>> START Available data

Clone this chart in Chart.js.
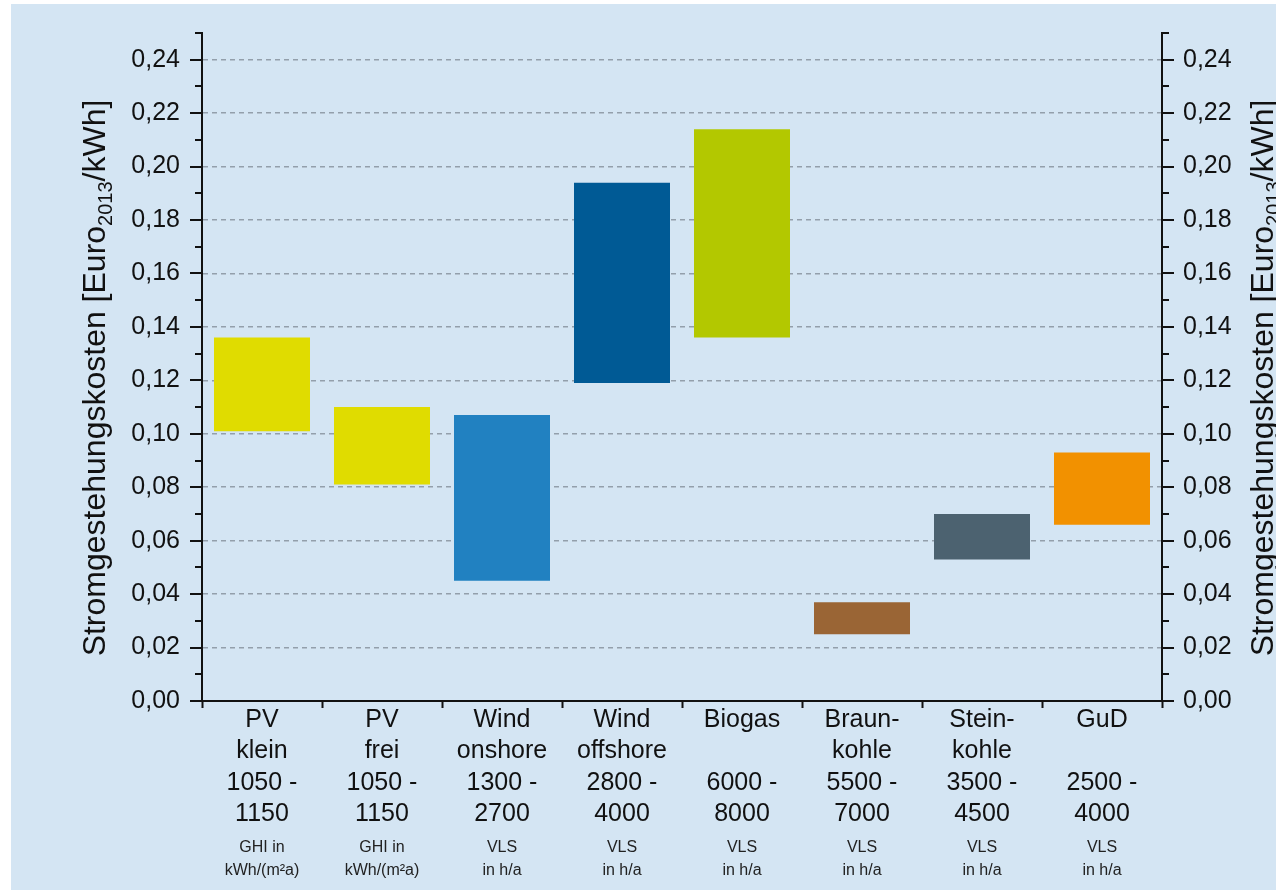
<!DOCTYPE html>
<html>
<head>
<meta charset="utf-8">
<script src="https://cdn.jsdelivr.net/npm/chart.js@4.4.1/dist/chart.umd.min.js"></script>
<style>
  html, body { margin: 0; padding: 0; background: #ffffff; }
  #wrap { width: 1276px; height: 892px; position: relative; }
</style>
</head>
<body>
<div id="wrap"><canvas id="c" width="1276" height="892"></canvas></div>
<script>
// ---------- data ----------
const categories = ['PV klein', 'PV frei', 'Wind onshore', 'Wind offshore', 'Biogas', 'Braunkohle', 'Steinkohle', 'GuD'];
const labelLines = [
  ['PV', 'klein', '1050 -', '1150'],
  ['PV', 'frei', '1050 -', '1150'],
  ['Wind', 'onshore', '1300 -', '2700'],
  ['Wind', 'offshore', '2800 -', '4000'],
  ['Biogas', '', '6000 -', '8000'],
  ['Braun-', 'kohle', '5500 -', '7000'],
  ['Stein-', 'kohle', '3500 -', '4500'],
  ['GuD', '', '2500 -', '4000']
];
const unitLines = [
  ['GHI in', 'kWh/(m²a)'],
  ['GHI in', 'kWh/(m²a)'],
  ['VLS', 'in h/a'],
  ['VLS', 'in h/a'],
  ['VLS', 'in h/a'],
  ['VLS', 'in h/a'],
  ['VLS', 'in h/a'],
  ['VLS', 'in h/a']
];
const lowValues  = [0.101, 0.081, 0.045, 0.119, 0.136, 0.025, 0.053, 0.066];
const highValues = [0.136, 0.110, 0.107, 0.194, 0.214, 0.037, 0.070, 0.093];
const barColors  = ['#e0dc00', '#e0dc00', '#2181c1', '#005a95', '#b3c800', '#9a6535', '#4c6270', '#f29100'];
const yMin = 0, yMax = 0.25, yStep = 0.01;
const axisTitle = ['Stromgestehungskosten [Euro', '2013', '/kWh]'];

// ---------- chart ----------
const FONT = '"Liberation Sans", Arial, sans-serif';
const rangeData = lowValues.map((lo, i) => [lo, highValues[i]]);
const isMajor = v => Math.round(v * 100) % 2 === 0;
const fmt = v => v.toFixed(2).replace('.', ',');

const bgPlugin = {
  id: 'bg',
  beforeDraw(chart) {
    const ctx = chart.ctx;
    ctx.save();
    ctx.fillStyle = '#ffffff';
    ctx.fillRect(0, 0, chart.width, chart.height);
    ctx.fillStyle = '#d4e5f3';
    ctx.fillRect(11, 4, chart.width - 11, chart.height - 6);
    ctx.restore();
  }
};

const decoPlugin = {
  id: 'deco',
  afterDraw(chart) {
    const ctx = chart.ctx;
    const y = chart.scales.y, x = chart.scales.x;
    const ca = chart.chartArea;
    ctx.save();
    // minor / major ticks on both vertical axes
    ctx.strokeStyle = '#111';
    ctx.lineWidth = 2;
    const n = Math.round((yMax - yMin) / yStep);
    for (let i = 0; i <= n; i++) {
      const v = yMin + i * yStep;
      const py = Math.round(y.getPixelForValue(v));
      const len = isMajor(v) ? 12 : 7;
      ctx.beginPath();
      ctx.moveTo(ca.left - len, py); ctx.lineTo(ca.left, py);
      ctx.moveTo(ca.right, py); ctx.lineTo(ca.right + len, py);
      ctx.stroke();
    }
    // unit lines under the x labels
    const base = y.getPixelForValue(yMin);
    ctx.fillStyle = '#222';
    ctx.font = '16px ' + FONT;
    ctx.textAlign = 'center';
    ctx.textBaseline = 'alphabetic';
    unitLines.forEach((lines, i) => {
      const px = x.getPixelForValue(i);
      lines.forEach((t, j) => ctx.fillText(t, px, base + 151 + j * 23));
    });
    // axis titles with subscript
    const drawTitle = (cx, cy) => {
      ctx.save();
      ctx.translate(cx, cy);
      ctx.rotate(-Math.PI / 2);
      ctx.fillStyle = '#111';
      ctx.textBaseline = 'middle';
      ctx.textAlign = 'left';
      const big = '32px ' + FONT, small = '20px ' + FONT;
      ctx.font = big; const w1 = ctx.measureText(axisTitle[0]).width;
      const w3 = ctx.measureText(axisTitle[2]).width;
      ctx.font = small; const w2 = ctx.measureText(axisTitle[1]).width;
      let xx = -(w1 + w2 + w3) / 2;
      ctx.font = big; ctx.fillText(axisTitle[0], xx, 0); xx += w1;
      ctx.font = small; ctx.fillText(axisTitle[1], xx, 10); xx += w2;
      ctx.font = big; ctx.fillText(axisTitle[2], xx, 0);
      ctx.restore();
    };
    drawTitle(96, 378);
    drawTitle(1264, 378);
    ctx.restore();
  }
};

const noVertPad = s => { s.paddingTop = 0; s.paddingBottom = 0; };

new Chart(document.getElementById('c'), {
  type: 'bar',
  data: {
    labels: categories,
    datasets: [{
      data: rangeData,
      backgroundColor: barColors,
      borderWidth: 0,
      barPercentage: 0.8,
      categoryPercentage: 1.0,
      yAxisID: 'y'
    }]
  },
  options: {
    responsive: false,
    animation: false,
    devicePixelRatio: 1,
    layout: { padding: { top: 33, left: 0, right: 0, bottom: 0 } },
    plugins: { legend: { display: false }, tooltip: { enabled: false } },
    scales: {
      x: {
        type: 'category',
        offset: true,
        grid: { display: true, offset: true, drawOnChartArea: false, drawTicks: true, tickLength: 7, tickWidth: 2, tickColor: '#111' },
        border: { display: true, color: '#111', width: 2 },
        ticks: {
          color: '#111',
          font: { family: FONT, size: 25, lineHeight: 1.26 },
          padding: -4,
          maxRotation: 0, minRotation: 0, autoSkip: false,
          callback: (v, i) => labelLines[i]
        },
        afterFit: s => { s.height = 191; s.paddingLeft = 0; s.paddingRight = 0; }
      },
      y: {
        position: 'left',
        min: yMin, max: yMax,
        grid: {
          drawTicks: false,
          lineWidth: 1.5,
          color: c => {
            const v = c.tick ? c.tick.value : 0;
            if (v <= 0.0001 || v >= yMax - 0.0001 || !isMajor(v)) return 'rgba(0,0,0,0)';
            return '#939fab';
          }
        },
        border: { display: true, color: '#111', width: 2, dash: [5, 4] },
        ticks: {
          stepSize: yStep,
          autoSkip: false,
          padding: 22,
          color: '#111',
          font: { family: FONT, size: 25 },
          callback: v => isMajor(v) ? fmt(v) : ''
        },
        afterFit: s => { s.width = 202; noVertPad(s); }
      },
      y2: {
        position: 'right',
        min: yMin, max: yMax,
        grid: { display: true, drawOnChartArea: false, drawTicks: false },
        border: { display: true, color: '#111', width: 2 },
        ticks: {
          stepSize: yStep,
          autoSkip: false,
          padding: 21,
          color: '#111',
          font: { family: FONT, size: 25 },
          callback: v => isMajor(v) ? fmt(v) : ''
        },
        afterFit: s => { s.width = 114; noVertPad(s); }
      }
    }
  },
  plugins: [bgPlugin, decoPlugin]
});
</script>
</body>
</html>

>> END Available data

Task directions: Make an exact copy of the listing above. Do not include the pictures.

Reply to the exercise:
Clone this chart in Chart.js.
<!DOCTYPE html>
<html>
<head>
<meta charset="utf-8">
<script src="https://cdn.jsdelivr.net/npm/chart.js@4.4.1/dist/chart.umd.min.js"></script>
<style>
  html, body { margin: 0; padding: 0; background: #ffffff; }
  #wrap { width: 1276px; height: 892px; position: relative; }
</style>
</head>
<body>
<div id="wrap"><canvas id="c" width="1276" height="892"></canvas></div>
<script>
// ---------- data ----------
const categories = ['PV klein', 'PV frei', 'Wind onshore', 'Wind offshore', 'Biogas', 'Braunkohle', 'Steinkohle', 'GuD'];
const labelLines = [
  ['PV', 'klein', '1050 -', '1150'],
  ['PV', 'frei', '1050 -', '1150'],
  ['Wind', 'onshore', '1300 -', '2700'],
  ['Wind', 'offshore', '2800 -', '4000'],
  ['Biogas', '', '6000 -', '8000'],
  ['Braun-', 'kohle', '5500 -', '7000'],
  ['Stein-', 'kohle', '3500 -', '4500'],
  ['GuD', '', '2500 -', '4000']
];
const unitLines = [
  ['GHI in', 'kWh/(m²a)'],
  ['GHI in', 'kWh/(m²a)'],
  ['VLS', 'in h/a'],
  ['VLS', 'in h/a'],
  ['VLS', 'in h/a'],
  ['VLS', 'in h/a'],
  ['VLS', 'in h/a'],
  ['VLS', 'in h/a']
];
const lowValues  = [0.101, 0.081, 0.045, 0.119, 0.136, 0.025, 0.053, 0.066];
const highValues = [0.136, 0.110, 0.107, 0.194, 0.214, 0.037, 0.070, 0.093];
const barColors  = ['#e0dc00', '#e0dc00', '#2181c1', '#005a95', '#b3c800', '#9a6535', '#4c6270', '#f29100'];
const yMin = 0, yMax = 0.25, yStep = 0.01;
const axisTitle = ['Stromgestehungskosten [Euro', '2013', '/kWh]'];

// ---------- chart ----------
const FONT = '"Liberation Sans", Arial, sans-serif';
const rangeData = lowValues.map((lo, i) => [lo, highValues[i]]);
const isMajor = v => Math.round(v * 100) % 2 === 0;
const fmt = v => v.toFixed(2).replace('.', ',');

const bgPlugin = {
  id: 'bg',
  beforeDraw(chart) {
    const ctx = chart.ctx;
    ctx.save();
    ctx.fillStyle = '#ffffff';
    ctx.fillRect(0, 0, chart.width, chart.height);
    ctx.fillStyle = '#d4e5f3';
    ctx.fillRect(11, 4, chart.width - 11, chart.height - 6);
    ctx.restore();
  }
};

const decoPlugin = {
  id: 'deco',
  afterDraw(chart) {
    const ctx = chart.ctx;
    const y = chart.scales.y, x = chart.scales.x;
    const ca = chart.chartArea;
    ctx.save();
    // minor / major ticks on both vertical axes
    ctx.strokeStyle = '#111';
    ctx.lineWidth = 2;
    const n = Math.round((yMax - yMin) / yStep);
    for (let i = 0; i <= n; i++) {
      const v = yMin + i * yStep;
      const py = Math.round(y.getPixelForValue(v));
      const len = isMajor(v) ? 12 : 7;
      ctx.beginPath();
      ctx.moveTo(ca.left - len, py); ctx.lineTo(ca.left, py);
      ctx.moveTo(ca.right, py); ctx.lineTo(ca.right + len, py);
      ctx.stroke();
    }
    // unit lines under the x labels
    const base = y.getPixelForValue(yMin);
    ctx.fillStyle = '#222';
    ctx.font = '16px ' + FONT;
    ctx.textAlign = 'center';
    ctx.textBaseline = 'alphabetic';
    unitLines.forEach((lines, i) => {
      const px = x.getPixelForValue(i);
      lines.forEach((t, j) => ctx.fillText(t, px, base + 151 + j * 23));
    });
    // axis titles with subscript
    const drawTitle = (cx, cy) => {
      ctx.save();
      ctx.translate(cx, cy);
      ctx.rotate(-Math.PI / 2);
      ctx.fillStyle = '#111';
      ctx.textBaseline = 'middle';
      ctx.textAlign = 'left';
      const big = '32px ' + FONT, small = '20px ' + FONT;
      ctx.font = big; const w1 = ctx.measureText(axisTitle[0]).width;
      const w3 = ctx.measureText(axisTitle[2]).width;
      ctx.font = small; const w2 = ctx.measureText(axisTitle[1]).width;
      let xx = -(w1 + w2 + w3) / 2;
      ctx.font = big; ctx.fillText(axisTitle[0], xx, 0); xx += w1;
      ctx.font = small; ctx.fillText(axisTitle[1], xx, 10); xx += w2;
      ctx.font = big; ctx.fillText(axisTitle[2], xx, 0);
      ctx.restore();
    };
    drawTitle(96, 378);
    drawTitle(1264, 378);
    ctx.restore();
  }
};

const noVertPad = s => { s.paddingTop = 0; s.paddingBottom = 0; };

new Chart(document.getElementById('c'), {
  type: 'bar',
  data: {
    labels: categories,
    datasets: [{
      data: rangeData,
      backgroundColor: barColors,
      borderWidth: 0,
      barPercentage: 0.8,
      categoryPercentage: 1.0,
      yAxisID: 'y'
    }]
  },
  options: {
    responsive: false,
    animation: false,
    devicePixelRatio: 1,
    layout: { padding: { top: 33, left: 0, right: 0, bottom: 0 } },
    plugins: { legend: { display: false }, tooltip: { enabled: false } },
    scales: {
      x: {
        type: 'category',
        offset: true,
        grid: { display: true, offset: true, drawOnChartArea: false, drawTicks: true, tickLength: 7, tickWidth: 2, tickColor: '#111' },
        border: { display: true, color: '#111', width: 2 },
        ticks: {
          color: '#111',
          font: { family: FONT, size: 25, lineHeight: 1.26 },
          padding: -4,
          maxRotation: 0, minRotation: 0, autoSkip: false,
          callback: (v, i) => labelLines[i]
        },
        afterFit: s => { s.height = 191; s.paddingLeft = 0; s.paddingRight = 0; }
      },
      y: {
        position: 'left',
        min: yMin, max: yMax,
        grid: {
          drawTicks: false,
          lineWidth: 1.5,
          color: c => {
            const v = c.tick ? c.tick.value : 0;
            if (v <= 0.0001 || v >= yMax - 0.0001 || !isMajor(v)) return 'rgba(0,0,0,0)';
            return '#939fab';
          }
        },
        border: { display: true, color: '#111', width: 2, dash: [5, 4] },
        ticks: {
          stepSize: yStep,
          autoSkip: false,
          padding: 22,
          color: '#111',
          font: { family: FONT, size: 25 },
          callback: v => isMajor(v) ? fmt(v) : ''
        },
        afterFit: s => { s.width = 202; noVertPad(s); }
      },
      y2: {
        position: 'right',
        min: yMin, max: yMax,
        grid: { display: true, drawOnChartArea: false, drawTicks: false },
        border: { display: true, color: '#111', width: 2 },
        ticks: {
          stepSize: yStep,
          autoSkip: false,
          padding: 21,
          color: '#111',
          font: { family: FONT, size: 25 },
          callback: v => isMajor(v) ? fmt(v) : ''
        },
        afterFit: s => { s.width = 114; noVertPad(s); }
      }
    }
  },
  plugins: [bgPlugin, decoPlugin]
});
</script>
</body>
</html>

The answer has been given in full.